A senior Veterans Affairs Department official conceded to lawmakers on Wednesday the possibility that the VA should not be in the business of overseeing building of its own hospitals.
Against a backdrop of a Colorado facility hundreds of millions over budget and may be three years late on its completion date when it is finished in 2017, VA Deputy Secretary Sloan Gibson admitted to Congress that asking whether the department should be allowed to oversee hospital construction "is a fair question."
"It may well be that the best outcome for veterans and for taxpayers is that we turn to the [Army] Corps and we say, Corps, we want you to build our hospitals from now on'," Gibson said. "And if that's the decision, so be it."
Responding to a comment by Rep. David Roe, R-Maryland, that the VA's Colorado project "could [not] have been done much worse," Gibson agreed.
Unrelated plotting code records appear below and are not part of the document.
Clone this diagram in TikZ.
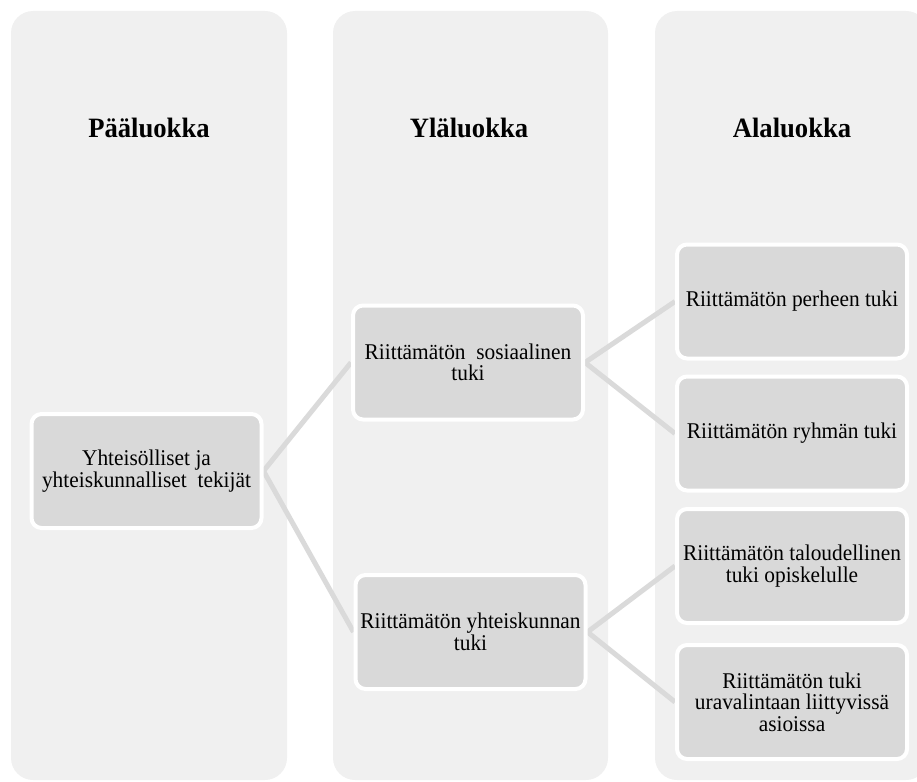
\documentclass[tikz,border=0pt]{standalone}
\usepackage{fontspec}
\setmainfont[FakeStretch=0.95]{Liberation Serif}
\pgfdeclarelayer{back}
\pgfdeclarelayer{mid}
\pgfsetlayers{back,mid,main}
\definecolor{colbg}{RGB}{240,240,240}
\definecolor{boxfill}{RGB}{217,217,217}
\definecolor{linkgray}{RGB}{218,218,218}
\begin{document}
\begin{tikzpicture}[x=1pt,y=-1pt,
  column/.style={fill=colbg, rounded corners=22pt},
  header/.style={anchor=base, font=\fontsize{28}{32}\selectfont\bfseries},
  cat/.style={draw=white, line width=4pt, fill=boxfill, rounded corners=10pt,
    minimum width=230pt, minimum height=114pt, align=center, inner sep=2pt,
    font=\fontsize{22.5}{21.5}\selectfont},
  link/.style={draw=linkgray, line width=5pt}]
\useasboundingbox (0,0) rectangle (917,781);

% column panels
\begin{pgfonlayer}{back}
  \fill[column] (11,11) rectangle (287,780);
  \fill[column] (333,11) rectangle (608,780);
  \fill[column] (655,11) rectangle (928,780);
\end{pgfonlayer}

% column headings
\node[header] (h1) at (149,137) {Pääluokka};
\node[header] (h2) at (469,137) {Yläluokka};
\node[header] (h3) at (792,137) {Alaluokka};

% category boxes
\node[cat] (top)  at (146.5,471) {Yhteisölliset ja\\yhteiskunnalliset\ \ tekijät};
\node[cat] (soc)  at (468,362.5) {Riittämätön\ \ sosiaalinen\\tuki};
\node[cat] (comm) at (470.5,632) {Riittämätön yhteiskunnan\\tuki};
\node[cat] (fam)  at (792,301.5) {Riittämätön perheen tuki};
\node[cat] (grp)  at (792,433.5) {Riittämätön ryhmän tuki};
\node[cat] (eco)  at (792,566) {Riittämätön taloudellinen\\tuki opiskelulle};
\node[cat] (car)  at (792,702) {Riittämätön tuki\\uravalintaan liittyvissä\\asioissa};

% connectors between levels
\begin{pgfonlayer}{mid}
  \draw[link] (top.east) -- (soc.west);
  \draw[link] (top.east) -- (comm.west);
  \draw[link] (soc.east) -- (fam.west);
  \draw[link] (soc.east) -- (grp.west);
  \draw[link] (comm.east) -- (eco.west);
  \draw[link] (comm.east) -- (car.west);
\end{pgfonlayer}
\end{tikzpicture}
\end{document}
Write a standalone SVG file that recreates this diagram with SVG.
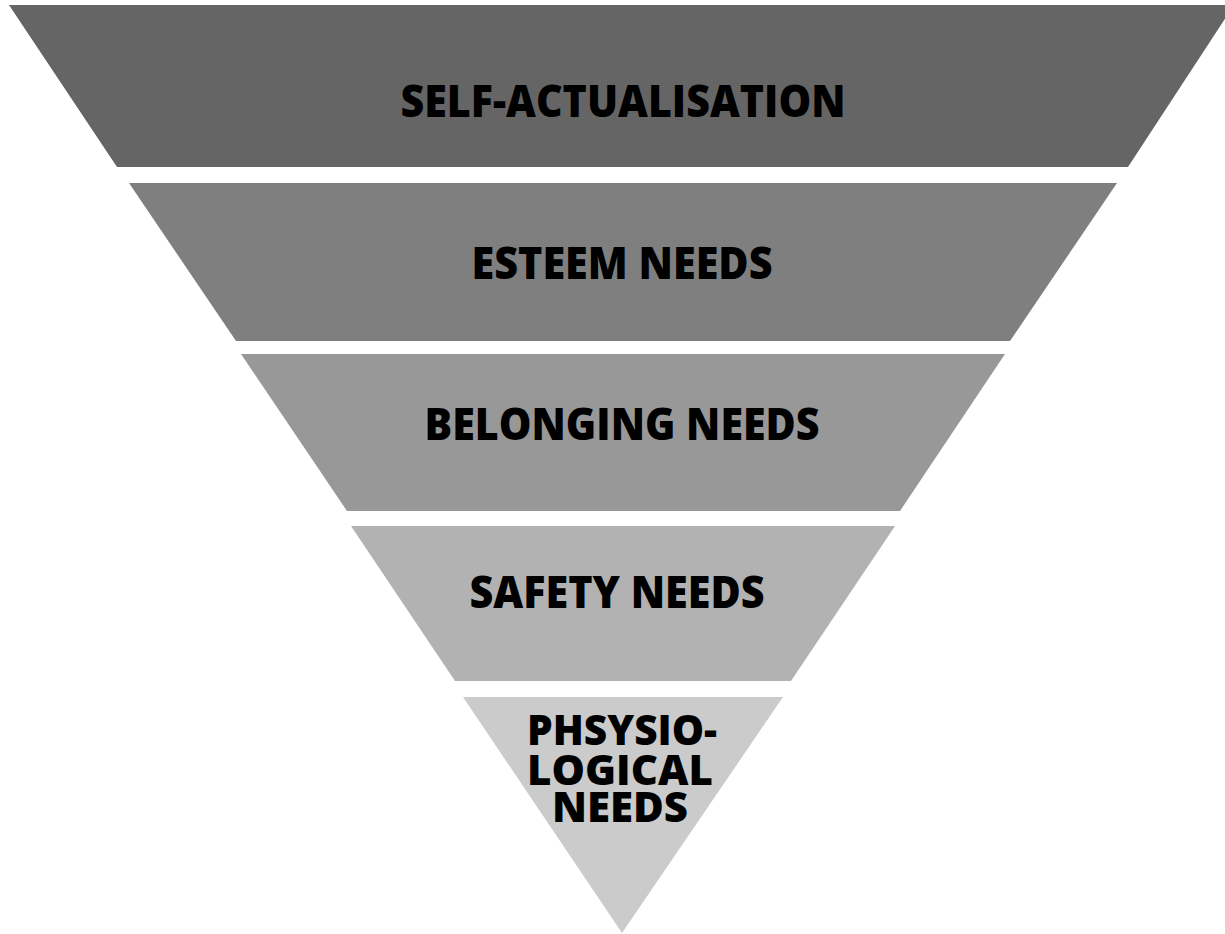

"No, on this one, I don't either," he said.
The manner in which the VA developed and contracted for the project's construction is currently under review.
Gibson attributed the project setbacks to the VA's trying to establish a firm fixed price for the facility before it had a design completed.
His admission that the construction project in Aurora, Colorado, about 10 miles from Denver, has been a disaster came during a hearing before the House Veterans Affairs Committee.
"The situation in [Colorado] is unacceptable and I apologize for that," he said. "Veterans and taxpayers have a right to expect more and they serve much better."
Problems with several of the VA's largest hospital construction programs have been known to the department for several years.
In 2013, the General Accountability Office found substantial cost increases and schedule delays not only at the Colorado site, but at projects in Las Vegas, New Orleans, and Orlando, Florida.
Compared to their original estimates, the cost increases ranged from 66 percent to 144 percent, while delays ranged from 14 months to 86 months, GAO reported this month.
One of the most significant contributions to the cost increases and delays in Colorado are related to changes to veterans' health care needs and site-acquisition issues, according to GAO. The VA's decision to establish the new hospital as a stand-alone medical center, rather than one shared with a local medical university, has also increased the price tag, the GAO reported.
Under the original VA contract the facility would be constructed for about $600 million. Estimates now indicate the cost will be about $1.1 billion, which is about what prime contractor Kiewit-Turner told VA it would cost.
But Gibson told lawmakers on Wednesday that final cost figures probably will not be known for several months.
Some 1,400 workers walked off the construction site in mid-December after the U.S. Civilian Board of Contract Appeals ruled that the VA was in breach of its contract by not producing a design that could be built for the $600 million agreed to cost.
The walk-off ended after the VA agreed to pay the contractor $234 million in what Gibson called "bridge" costs – covering amounts the contractor already incurred as well as money for continuing the project.
VA came up with the interim funding by redirecting money from other projects. Gibson did not identify the projects the money was taken from, but said VA will continue to look for funding elsewhere in its budget to keep the construction on track.
VA will have to go before Congress for approval of its reprogrammed spending and for additional funding to stay on track, he said.
Gibson praised the Army Corps of Engineers for working with it and the contractor to get the project going again. The Corps is currently working on an agreement to take over the Colorado project from the VA, Corps project engineer Lloyd Caldwell told lawmakers.
The Corps oversees medical facility construction for the Defense Department, and has built facilities across the United States as well as overseas, including Iraq and Afghanistan, Caldwell said.